Laporan Wartawan Tribunnews.com, Chaerul Umam
TRIBUNNEWS.COM, JAKARTA - Anggota Badan Legislasi (Baleg) DPR RI fraksi PKS Mulyanto, mengingatkan pemerintah agar berhati-hati terhadap bahaya liberalisasi dalam pengelolaan dan penyertaan modal asing pada industri alat utama sistem pertahanan keamanan.
Hal ini merujuk sebagaimana diatur dalam ketentuan UU Cipta Kerja, yang baru disahkan.
Mulyanto menilai, ketentuan dalam UU Cipta Kerja terkait penyertaan modal asing di sektor pertahanan sangat rentan dan terbuka bagi liberalisasi industri pertahanan.
Baca juga: Anggota Komisi I DPR: Alutsista TNI AL di Papua Perlu Diganti
Mulyanto merujuk beberapa pasal dalam UU Cipta Kerja dari dokumen final 812 halaman, dan membandingkannya dengan UU eksisting, yang dinilai membuka peluang terjadinya liberalisasi industri di bidang pertahanan.
Dia menjelaskan, dalam UU No.25/2007 tentang Penanaman Modal diatur ketentuan mengenai bidang atau jenis usaha yang tertutup bagi penanaman modal pada Pasal 12 ayat 2) huruf a, bahwa: Bidang usaha yang tertutup untuk penanaman modal meliputi: a. produksi senjata, mesiu, alat peledak dan peralatan perang.
Sementara dalam RUU Cipta Kerja, Pasal 12 ayat 2) huruf e diatur ketentuan bahwa: Bidang usaha yang tertutup untuk penanaman modal meliputi: e. industri pembuatan senjata kimia.
Baca juga: Kejaksaan Jepang Selidiki Pengadaan Alutsista Besar Aegis Ashore
Menurut Mulyanto ketentuan dalam RUU Cipta Kerja terkait dengan industri pertahanan ini sangat longgar dan berpotensi bagi terjadinya liberalisasi industri pertahanan.

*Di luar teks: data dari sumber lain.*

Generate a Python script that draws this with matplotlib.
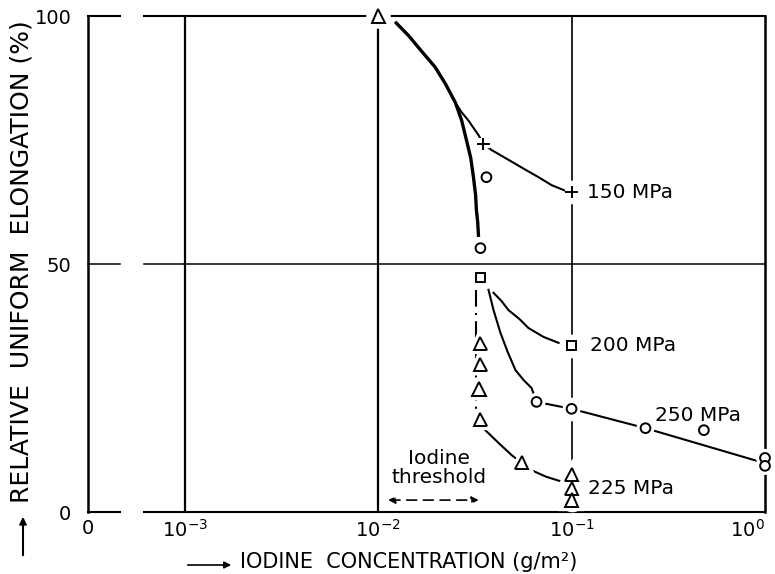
import numpy as np
import matplotlib.pyplot as plt
import matplotlib.patheffects as pe

plt.rcParams['font.family'] = 'DejaVu Sans'
plt.rcParams['mathtext.default'] = 'regular'

# measured points (x in g/m2, y in %)
plus_x = [0.01, 0.035, 0.1]
plus_y = [100, 74.2, 64.5]
square_x = [0.01, 0.0338, 0.1]
square_y = [100, 47.2, 33.5]
circle_x = [0.01, 0.0363, 0.0338, 0.0659, 0.1, 0.241, 0.483, 1.0, 1.0]
circle_y = [100, 67.5, 53.2, 22.2, 20.8, 16.9, 16.5, 10.9, 9.3]
triangle_x = [0.01, 0.0338, 0.0338, 0.0332, 0.0338, 0.0551, 0.1, 0.1, 0.1]
triangle_y = [100, 34.0, 29.8, 24.8, 18.6, 9.9, 7.5, 4.8, 2.4]

# hand drawn curves
curve_steep_x = [0.0124, 0.0144, 0.0166, 0.0197, 0.0223, 0.0251, 0.0270, 0.0286,
                 0.0301, 0.0311, 0.0319, 0.0322, 0.0327, 0.0330]
curve_steep_y = [98.6, 96.0, 93.1, 89.7, 86.3, 82.5, 79.0, 75.0,
                 71.4, 67.5, 63.9, 60.9, 58.5, 55.8]
curve_150_x = [0.0251, 0.0270, 0.0292, 0.0330, 0.035, 0.0385, 0.0472, 0.0578,
               0.0675, 0.0788, 0.0965]
curve_150_y = [82.5, 80.6, 79.0, 76.0, 74.2, 73.0, 71.0, 69.0,
               67.5, 65.9, 64.5]
curve_200_x = [0.0395, 0.0435, 0.0472, 0.0538, 0.0598, 0.0716, 0.0857]
curve_200_y = [44.2, 42.5, 40.7, 38.9, 37.1, 35.3, 34.1]
curve_250_x = [0.0372, 0.0395, 0.0429, 0.0467, 0.0513, 0.0565, 0.0621, 0.0659,
               0.1, 0.241, 0.91]
curve_250_y = [44.8, 40.7, 36.1, 32.3, 28.6, 26.6, 25.0, 22.2,
               20.8, 16.9, 10.3]
curve_225_x = [0.0358, 0.0420, 0.0489, 0.0551, 0.0614, 0.0740, 0.091]
curve_225_y = [16.5, 13.9, 11.5, 9.9, 8.5, 7.1, 6.0]
threshold_x = [0.0322, 0.0322]
threshold_y = [44.8, 19.0]

xticks = [10**-3.5, 1e-3, 1e-2, 1e-1, 1e0]
xticklabels = ['0', '$10^{-3}$', '$10^{-2}$', '$10^{-1}$', '$10^{0}$']
yticks = [0, 50, 100]

fig = plt.figure(figsize=(7.75, 5.74), dpi=100)
ax = fig.add_axes([88/775, 62/574, 677/775, 496/574])
ax.set_xscale('log')
ax.set_xlim(10**-3.5, 1)
ax.set_ylim(0, 100)

for s in ['top', 'bottom']:
    ax.spines[s].set_visible(False)
for s in ['left', 'right']:
    ax.spines[s].set_linewidth(1.8)

# horizontal lines with the axis break between 0 and 10^-3
brk1, brk2 = 10**-3.334, 10**-3.21
for yv, lw in [(0, 1.5), (50, 1.1), (100, 1.5)]:
    ax.plot([10**-3.5, brk1], [yv, yv], color='k', lw=lw, clip_on=False, zorder=1)
    ax.plot([brk2, 1], [yv, yv], color='k', lw=lw, clip_on=False, zorder=1)
for xv, lw in [(1e-3, 1.6), (1e-2, 1.6), (1e-1, 1.2)]:
    ax.plot([xv, xv], [0, 100], color='k', lw=lw, zorder=1)

# white patches that break grid lines around the symbols
for xs, ys in [(plus_x, plus_y), (square_x, square_y), (circle_x, circle_y), (triangle_x, triangle_y)]:
    ax.plot(xs, ys, 'o', ms=17, color='white', mec='none', zorder=2, clip_on=False)

ax.plot(curve_steep_x, curve_steep_y, color='k', lw=2.4, zorder=3)
ax.plot(curve_150_x, curve_150_y, color='k', lw=1.5, zorder=3)
ax.plot(curve_200_x, curve_200_y, color='k', lw=1.5, zorder=3)
ax.plot(curve_250_x, curve_250_y, color='k', lw=1.5, zorder=3)
ax.plot(curve_225_x, curve_225_y, color='k', lw=1.5, zorder=3)
ax.plot(threshold_x, threshold_y, color='k', lw=1.5, zorder=3, ls=(0, (8, 3, 1, 3)))

halo = [pe.Stroke(linewidth=6, foreground='white'), pe.Normal()]
kw = dict(ls='none', color='k', mfc='white', mew=1.4, zorder=4, clip_on=False,
          path_effects=halo)
ax.plot(plus_x, plus_y, marker='+', ms=9, **kw)
ax.plot(square_x, square_y, marker='s', ms=6.5, **kw)
ax.plot(circle_x, circle_y, marker='o', ms=7, **kw)
ax.plot(triangle_x, triangle_y, marker='^', ms=9.5, **kw)

lab = dict(fontsize=14.5, va='center', textcoords='offset points')
ax.annotate('150 MPa', (plus_x[-1], plus_y[-1]), xytext=(11, 0), **lab)
ax.annotate('200 MPa', (square_x[-1], square_y[-1]), xytext=(13, 0), **lab)
ax.annotate('225 MPa', (triangle_x[-2], triangle_y[-2]), xytext=(12, 0), **lab)
ax.annotate('250 MPa', (circle_x[5], circle_y[5]), xytext=(7, 9), **lab)

ax.text(0.0207, 8.9, 'Iodine\nthreshold', fontsize=14.5, ha='center', va='center',
        linespacing=1.0)
ax.annotate('', xy=(0.0342, 2.4), xytext=(0.0109, 2.4),
            arrowprops=dict(arrowstyle='<|-|>', lw=1.2, ls=(0, (6, 4)), color='k',
                            mutation_scale=10))

ax.set_xticks(xticks)
ax.set_xticklabels(xticklabels)
ax.xaxis.set_minor_locator(plt.NullLocator())
ax.set_yticks(yticks)
ax.tick_params(length=0, labelsize=14)
ax.tick_params(axis='y', pad=12)
ax.tick_params(axis='x', pad=5)
ax.get_xticklabels()[-1].set_horizontalalignment('right')

fig.text(22/775, 1 - 262/574, 'RELATIVE  UNIFORM  ELONGATION (%)', rotation=90,
         ha='center', va='center', fontsize=18)
fig.text(240/775, 1 - 562/574, 'IODINE  CONCENTRATION (g/m²)', ha='left',
         va='center', fontsize=15)
ax.annotate('', xy=(23/775, 1 - 514/574), xytext=(23/775, 1 - 558/574),
            xycoords='figure fraction', arrowprops=dict(arrowstyle='-|>', lw=1.5, color='k'))
ax.annotate('', xy=(234/775, 1 - 565/574), xytext=(185/775, 1 - 565/574),
            xycoords='figure fraction', arrowprops=dict(arrowstyle='-|>', lw=1.2, color='k'))

plt.savefig('out.png', dpi=100)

"Dari segi bidang usaha saja sudah terlihat aroma liberalisasi tersebut, karena bidang usaha yang tertutup dalam RUU Cipta Kerja hanya dibatasi pada industri pembuatan senjata kimia. Sementara produksi senjata, mesiu, alat peledak dan peralatan perang menjadi terbuka bagi penanaman modal asing," kata Mulyanto kepada wartawan, Jumat (16/10/2020).
Belum lagi, lanjut Mulyanto, dari aspek kepemilikan modal.
Mulyanto memaparkan, dalam UU Cipta Kerja disebutkan kepemilikan modal atas industri alat utama dimiliki oleh BUMN dan/atau badan usaha milik swasta, berarti termasuk swasta asing.
Karena frasanya adalah “dan/atau”, maka ketentuan ini bisa difahami juga sebagai: kepemilikan modal atas industri alat utama adalah BUMN “atau” badan usaha milik swasta.
Artinya badan usaha milik swasta atau asing dapat memiliki modal seratus prosen atas industri alat utama ini.
"Pemahaman ini menjadi semakin kuat, manakala pasal kepemilikan BUMN yang minimal sebesar 51 persen dihapus dalam UU Cipta Kerja," ucapnya.
Untuk itu, Wakil Ketua Fraksi PKS DPR RI ini minta Pemerintah perlu berhati-hati dalam pengelolaan dan penyertaan modal asing pada industri alat utama sistem pertahanan ini.
"PKS menolak liberalisasi industri pertahanan tersebut, apalagi sampai dikuasasi oleh modal asing. Karena ini terkait dengan kepentingan nasional (national interest) dan kedaulatan bangsa," ujarnya.
"Industri hankam ini wilayah high tech yang sensitif, yang harus dikuasai SDM patriot negeri yang andal. Kita justru harus menguasai industri ini, bukan malah menyerahkan kepada pihak asing," imbuhnya.
Anggota Komisi VII DPR RI ini meminta pemerintah lebih cermat dan berhati-hati dalam pengelolaan industri pertahanan tersebut.
Agar kepentingan nasional tetap mendapat prioritas, termasuk aspek alih teknologi dan pembinaan SDM industri strategis nasional.
Lebih lanjut, Mulyanto berharap pemerintah mampu melindungi keberadaan industri strategis nasional.
Jangan sampai industri strategis ini justru dikuasai swasta asing. Karena dalam jangka panjang dikhawatirkan akan berdampak pada pertahanan, keamanan dan kedaulatan bangsa.
"Pemerintah harus punya komitmen kuat dalam menjaga sekaligus mengembangkan industri strategis ini. Kalau perlu kita beli kembali aset nasional strategis yang telah dijual ke pihak asing, seperti Indosat misalnya, bukan malah membuka industri pertahanan ini kepada pihak asing," pungkas Mulyanto.